Conforme o artigo Morte materna pela Ótica dos Direitos Humanos – subsídios para análises de casos, escrito pelas integrantes da Plataforma Brasileira de Direitos Humanos Econômicos, Sociais, Culturais e Ambientais (Plataforma Dhesca Brasil) Maria José de Oliveira Araújo e Maria Cecilia Moraes Simonetti, “a ilegalidade do aborto e seu impacto na mortalidade materna no Brasil viola direitos humanos” previstos nos tratados internacionais ratificados pelo país — ou seja, quando adquirem caráter de lei nacional. O artigo ainda informa que, em 2003, a ONU recomendou ao Brasil “a eliminação de preceitos que discriminam a mulher, como as severas punições impostas ao aborto” e a proteção de mulheres dos “efeitos do aborto clandestino e inseguro”, para que elas “não se vejam constrangidas a recorrer a tais procedimentos nocivos”.
Conforme a Organização Mundial de Saúde (OMS), além das complicações devido a abortos, as principais causas da mortalidade materna são hemorragia, hipertensão e infecções.
Cedaw completa 35 anos no mundo e 12 no Brasil
A Convenção sobre a Eliminação de Todas as Formas de Discriminação contra a Mulher completa 35 anos em 2014, mas apenas em 2002 o país ratificou a legislação. Foi apenas a partir dessa ratificação que o governo se comprometeu a atender as recomendações da ONU e enviar relatórios periódicos à organização sobre suas políticas públicas de atenção às mulheres.

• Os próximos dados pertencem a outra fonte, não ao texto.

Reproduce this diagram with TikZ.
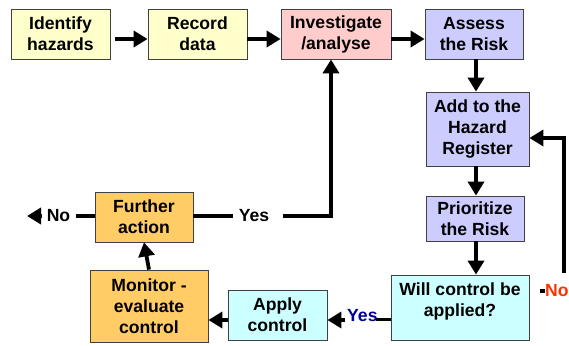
\documentclass[tikz,border=0pt]{standalone}
\usepackage{fontspec}
\setmainfont{Liberation Sans}
\usetikzlibrary{arrows.meta}
\definecolor{cYel}{HTML}{FFFFCC}
\definecolor{cPink}{HTML}{FFCCCC}
\definecolor{cLav}{HTML}{CCCCFF}
\definecolor{cCyan}{HTML}{CCFFFF}
\definecolor{cOrange}{HTML}{FFCC66}
\definecolor{cBlue}{HTML}{000099}
\definecolor{cRed}{HTML}{FF3300}
\begin{document}
\begin{tikzpicture}[x=1pt,y=-1pt,
  box/.style={draw=black!75, line width=0.8pt, inner sep=0pt, align=center,
    font=\fontsize{17.6}{21}\selectfont\bfseries},
  txt/.style={inner sep=0pt, align=center, font=\fontsize{17.6}{21}\selectfont\bfseries},
  lbl/.style={inner sep=0pt, font=\fontsize{17.6}{21}\selectfont\bfseries},
  conn/.style={line width=3.8pt},
  arr/.style={conn, -{Triangle[length=14pt,width=16pt]}}]
\useasboundingbox (0,0) rectangle (569,345);
% boxes
\node[box, fill=cYel, minimum width=99pt, minimum height=50pt] (ident) at (60.5,34) {Identify\\hazards};
\node[box, fill=cYel, minimum width=99pt, minimum height=50pt] (record) at (197.5,34) {Record\\data};
\node[box, fill=cPink, minimum width=110pt, minimum height=50pt] (inv) at (336,34) {Investigate\\/analyse};
\node[box, fill=cLav, minimum width=98pt, minimum height=50pt] (assess) at (474,34) {Assess\\the Risk};
\node[box, fill=cLav, minimum width=103pt, minimum height=74pt] (add) at (477.5,129) {Add to the\\Hazard\\Register};
\node[box, fill=cLav, minimum width=98pt, minimum height=45pt] (prio) at (475,218.5) {Prioritize\\the Risk};
\node[box, fill=cCyan, minimum width=138pt, minimum height=65pt] (will) at (460,307.5) {};
\node[txt] (willtxt) at (460,301) {Will control be\\applied?};
\node[box, fill=cCyan, minimum width=99pt, minimum height=50pt] (apply) at (277.5,315) {Apply\\control};
\node[box, fill=cOrange, minimum width=118pt, minimum height=72pt] (monitor) at (149,306) {Monitor -\\evaluate\\control};
\node[box, fill=cOrange, minimum width=98pt, minimum height=50pt] (further) at (144,217) {Further\\action};
% labels
\node[lbl] (NoL) at (58.5,216) {No};
\node[lbl] (YesT) at (254,216) {Yes};
\node[lbl, text=cBlue, anchor=base west] (YesB) at (347,321) {Yes};
\node[lbl, text=cRed, anchor=west] (NoR) at (545,291) {No};
% top row
\draw[arr, shorten <=5pt] ([yshift=-5pt]ident.east) -- ([yshift=-5pt]record.west);
\draw[arr] ([yshift=-5pt]record.east) -- ([yshift=-5pt]inv.west);
\draw[arr] ([yshift=-5pt]inv.east) -- ([yshift=-5pt]assess.west);
% right column
\draw[arr] (assess.south -| 476,0) -- (add.north -| 476,0);
\draw[arr] (add.south -| 476,0) -- (prio.north -| 476,0);
\draw[arr] (prio.south -| 476,0) -- (will.north -| 476,0);
% No loop on the right
\draw[conn] ([xshift=-5pt]NoR.west) -- (NoR.west);
\coordinate (nrb) at (564,273);
\draw[arr] (nrb) |- ([yshift=-9pt]add.east);
% Yes at bottom
\draw[conn] ([yshift=-12pt]will.west) -- ++(-15,0);
\coordinate (ybL) at (345,320);
\draw[arr] (ybL) -- (ybL -| apply.east);
% apply -> monitor
\draw[arr] ([yshift=-5pt]apply.west) -- ([yshift=-5pt]apply.west -| monitor.east);
% monitor -> further
\draw[arr] (monitor.north) -- (further.south);
% further -> No
\draw[conn] (further.west |- NoL) -- ([xshift=6pt]NoL.east);
\coordinate (nlL) at (42,216);
\draw[arr] (nlL) -- (27,216);
% further -> Yes -> investigate
\draw[conn] (further.east |- YesT) -- ([xshift=-6pt]YesT.west);
\coordinate (ytR) at (283,216);
\draw[arr] (ytR) -| ([xshift=-5pt]inv.south);
\end{tikzpicture}
\end{document}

O relatório divulgado nesta sexta-feira contém as respostas do governo às recomendações da Cedaw, a análise de 13 organizações de defesa da mulher sobre as ações voltadas ao gênero e artigos sobre direitos das mulheres. Divulgada em Porto Alegre, a publicação é o segundo volume escrito pelo projeto de monitoramento da convenção.
As organizações que produziram o estudo foram: Coletivo Feminino Plural; Comitê da América Latina e do Caribe para os Direitos da Mulher (Cladem/Brasil); Núcleo Interdisciplinar de Estudos sobre Mulher e Gênero (NIEM/UFRGS); Rede Nacional Feminista de Saúde, Direitos Sexuais e Direitos Reprodutivos; Articulação de Organizações de Mulheres Negras Brasileiras; Associação Casa da Mulher Catarina; Comissão de Cidadania e Reprodução; ECOS Comunicação em Sexualidade; Gestos - Soropositividade, Comunicação e Gênero; Instituto Brasileiro de Inovações Pró-Sociedade Saudável/CO; Instituto Mulher pela Ação Integral à Saúde e Direitos Humanos (IMAIS); Plataforma DHESCA Brasil e THEMIS Assessoria Jurídica e Estudos de Gênero.